ゲームの右と左 マリオはなぜ右を向いているのか が長すぎるので簡略版をご用意。長いのは理由を説明しているのと、左右に関するエトセトラが盛り込んであるから。左右を論じるのは面白いんですよ。身近なものの左右も理由が会ったり無かったり。例えば、時計が右回りなのは北半球で太陽が右回りに見えるからといいますが、実は理髪店以外にも左回りの時計はあるんですよ。
簡略版なので理由は端折りので詳しくは本編を。
映像のロジックは「←」右から左
アニメやマンガに関しては、島国大和のド畜生 物語の進行方向について(日本漫画のメリットとか) を読んで頂きたい。挿絵もあるので大変分かりやすいので是非。
- 舞台の左右
- 左が下手で、右が上手
- 舞台の上下関係
- 左が下座で、右が上座
- 舞台の入場
- 左から来訪者・下位者、右から主人公・上位者
- 俳優の配置
- 左が敵・下位者で、右が主人公・上位者
- 俳優の向き
- 「→」と左から来るのは、ネガティブな不安や否定、敵の攻撃
- 「←」と右から来るのは、ポジティブな安心や肯定、味方の攻撃
- 舞台の進行方向
- 「→」と左から右は後退、減速、到着
- 「←」と右から左は前進、加速、出発
舞台では物語が「←」と右から左へ進行するので、チキチキマシン猛レースも「←」と右から左へ進む。舞台には「上手(右)から下手(左)」に風が吹いている。ラブロマンスで想いは「←」と右から左へ伝えられ、右の方が想いは強い。
視線は「→」左から右
横文字で視線は「→」左から右と動くのが自然。ニコニコ動画のコメントは何故「←」と右から左に流れてくるのか。
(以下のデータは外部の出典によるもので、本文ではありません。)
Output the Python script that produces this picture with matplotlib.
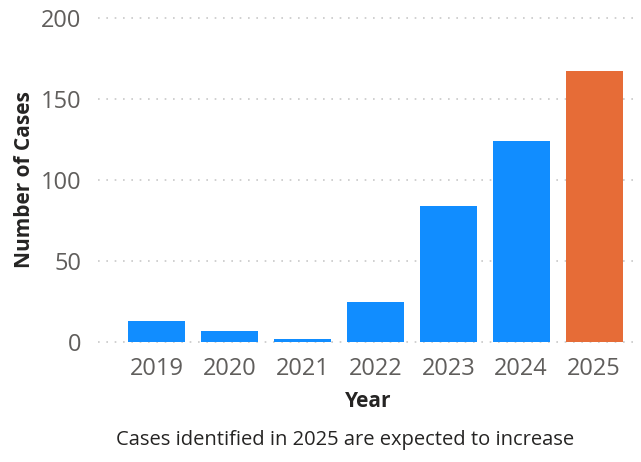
import matplotlib
matplotlib.use("Agg")
import matplotlib.pyplot as plt

years = ["2019", "2020", "2021", "2022", "2023", "2024", "2025"]
cases = [13, 7, 2, 25, 84, 124, 167]
colors = ["#118DFF"] * 6 + ["#E66C37"]
yticks = [0, 50, 100, 150, 200]

plt.rcParams['font.family'] = ['Open Sans', 'DejaVu Sans']

fig = plt.figure(figsize=(6.41, 4.62), dpi=100)
ax = fig.add_axes([98/641, (462-342)/462, (638-98)/641, (342-18)/462])

x = list(range(len(years)))
ax.bar(x, cases, width=0.78, color=colors, zorder=3)
ax.set_ylim(0, 200)
ax.set_xlim(-0.8, 6.6)
ax.set_yticks(yticks)
ax.set_xticks(x)
ax.set_xticklabels(years)
for y in yticks:
    ax.axhline(y, color="#C8C8C8", linestyle=(0, (1, 4)), linewidth=1.2, zorder=1, clip_on=False)
for s in ax.spines.values():
    s.set_visible(False)
ax.tick_params(axis='both', length=0, labelsize=17, labelcolor="#605E5C")
ax.tick_params(axis='y', pad=12)
ax.tick_params(axis='x', pad=11)
ax.set_ylabel("Number of Cases", fontsize=15, fontweight='bold', color="#252423", labelpad=4)
ax.set_xlabel("Year", fontsize=15, fontweight='bold', color="#252423", labelpad=7)
fig.text(345/641, 1 - 440/462, "Cases identified in 2025 are expected to increase",
         ha='center', va='center', fontsize=14.5, color="#252423")
fig.savefig("out.png", dpi=100)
視線は「→」と左から右から移動し、ニコニコ動画のコメントは「←」と右から左に流れると相対速度により読むスピードがアップする。加速したようにも見える。視線と目標の方向が交錯するので捉えやすい。
逆に、目標が「→」と左から右に移動した場合はじっくり観察することができる。また減速したように見える。
- 視線は「→」左から右に移動する
- 「←」と右から左に移動する物体を捉えやすい
- 文章は早く読める。スピードアップで加速しているように感じる
- 「→」と左から右に移動物体は観察しやすい
- 物体を細かく観察できる。スピードダウンで減速しているように感じる
- 「←」と右から左に移動する物体を捉えやすい
ゲームは「→」左から右にクリアする
舞台では「←」と右から左に進むのがルール。主人公は右にいるべきで、前進、出発、加速は「←」と右から左であるべきなのに、ゲームで自機は「→」と左から右へ進む。以下の理由
- インターフェース的理由
- 右にアクションボタンが配されるので、攻撃は右に出るべき=自機は「→」と右を向く=「→」と左から右に進む
- 左に方向ボタンが配されるから。左手にミニカーを持った場合、ミニカーは「→」と左から右に進むのが自然。
- 視線的理由
- 自機を自由に動かすので、自機はゆっくり見えたほうが良い。「→」と左から右に移動物体は減速して見えじっくり観察できるから、「→」と左から右へ進む。
- 敵の攻撃は瞬時に気づかなければならない。「←」と右から左に移動する物体を捉えやすいから、敵の攻撃は「←」と右から左に流れた方が気づきやすい。また、加速して見えるので敵の攻撃が激しく感じられる。
- 利き目が「右」だからとも言う
物語が「←」と右から左に進行するのに、ゲームを「→」と右から左に進めるのは受動と能動の違い。物語は、受動的に楽しむメディアだが、ゲームは能動的に楽しむメディア。ゲームは自分で操作するから「→」と右から左に進めるべき。
数学で数直線は「→」と左から右に増加するからとも考えられるんですが、ゲームデザインと考えると作り手だけの理屈では説得力に欠けるのよね。プレイヤーのことも考えないと。
「←」と右から左のルールに則ったゲーム
何事にも例外が。映像重視で映画的手法をとったゲームは、映像のロジックである「←」と右から左に従う。以下例を示す。
- サイドビュー形式のRPGの戦闘
- 左が敵で、右が主人公
- 主人公の攻撃は「←」と右から左
- FFを始めとするスクウェア作品。スターオーシャン、ヴァルキリープロファイル。ファイアーエムブレム、スパロボ。